General Mills Projects Confidence With Strong Q4 Results

General Mills posted strong top line numbers in its latest quarterly earnings report, closing out a fiscal year that brought inflationary challenges and labor shortages as well as changes to the company’s category structure.
On Wednesday, the Minnesota-based consumer product powerhouse announced Q4 sales were up $4.89 billion, an 8% increase compared to the same period last year. For FY 2022, sales were nearly $19 billion, up 5% to FY 2021. Operating profit in Q4 increased 85% to $1 billion, bringing the FY operating profit to $3.5 billion, an 11% jump from FY 2021.
General Mills CEO and Chairman Jeff Harmening attributed the positive numbers to targeted M&A of key brands and the company’s successful price mix as it adapted to a challenging supply chain.
“Though significant inflation and supply chain disruptions put pressure on our margins, we responded quickly to address those challenges and keep our brands on shelf for our retail customers and consumers. We did this while taking significant steps to reshape our portfolio, announcing or closing two acquisitions and five divestitures during the year,” Harmening said in prepared statements.
Harmening pointed to the acquisition last week of TNT Crust, a U.S. frozen pizza crust business that operates in the foodservice channel, and the addition of Nudges True Chews and Top Chews dog treat brands from Tyson Foods in July 2021 as strengthening General Mills’ position in their respective categories.
Company executives expressed their satisfaction with the results of restructuring of category segments that began last June. Net sales were up in North America Retail (Q4 +11%, FY +3%), Pet Food (Q4 +37%, FY +30%) and North America Foodservice (Q4 +25%, FY +24%). International net sales were down (Q4 -21%, FY -9%) attributed to the impact of divesting its European yogurt business.
During the Q&A portion of the earnings call, Morgan Stanley analyst Pamela Kaufman asked if General Mills was considering taking a “more surgical approach to portfolio reshaping,” alluding to the news last week that Kellogg’s was splitting its business into three separate parts.
“Our strategy has been working for the last four years,” Harmening said. “I think actually, the worst thing that we could do is look at what somebody else is doing and try to emulate that when the strategy we have is working.”
General Mills’ approach has been to consolidate its various businesses abroad under one International category and group certain domestic brands together to streamline production and distribution.
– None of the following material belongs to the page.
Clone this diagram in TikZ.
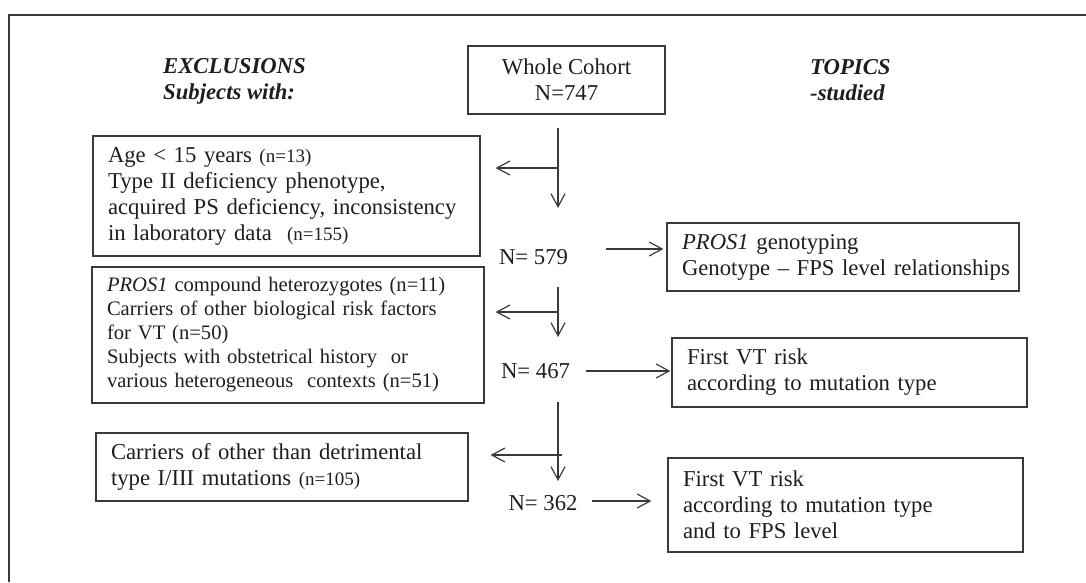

The company attributes restructuring moves like adding its U.S. Convenience Store business into the North America Retail segment as improving the agility and execution of the business during a turbulent market.
Unlike some of its competitors, General Mills reported share growth in its cereal division and is expecting to emphasize the growth potential in pet food, fruit snacks and hot snacks as well.
Company officials expressed confidence that it will continue to grow in FY 2023 even as a 14% inflation is forecast on cost of goods sold due to shortages and supply chain issues related to ingredients, packaging material and logistics.
The expectation among General Mills executives on the call was that although inflation will be higher, the company is better prepared to weather the extra costs through its Holistic Margin Management (HMM) program that began in 2005. The program was put in place to offer cost-savings by eliminating expenses that did not bring value to the company. The company expects HMM to save 3% to 4% of COGS in FY 2023.
Harmening finished his presentation promoting the “ambitious” ESG goals and accomplishments of the company that were laid out in its 52nd Annual Global Responsibility Report. The report was released during the company’s Force for Good investor event in May.
About 90% of the company’s packaging is designed to be recyclable and roughly 90% of its electricity comes from renewable sources, he reported Wednesday. “To date, we’ve enrolled more than 225,000 acres in regenerative agriculture programs and we expect to reach 350,000 acres by the end of this fiscal year on our path to advancing 1 million acres of regenerative agriculture by 2030.”
The company announced at the beginning of June that it was investing $3 million in regenerative agriculture practices through Eco Harvest, a new market program offered through Ecosystem Services Market Consortium.
The Board of Directors announced a 6% increase in its quarterly dividend rate to $0.54 per share on the back of the positive earnings results. General Mills shares closed at $74.72 per share, a 6.3% increase on the day.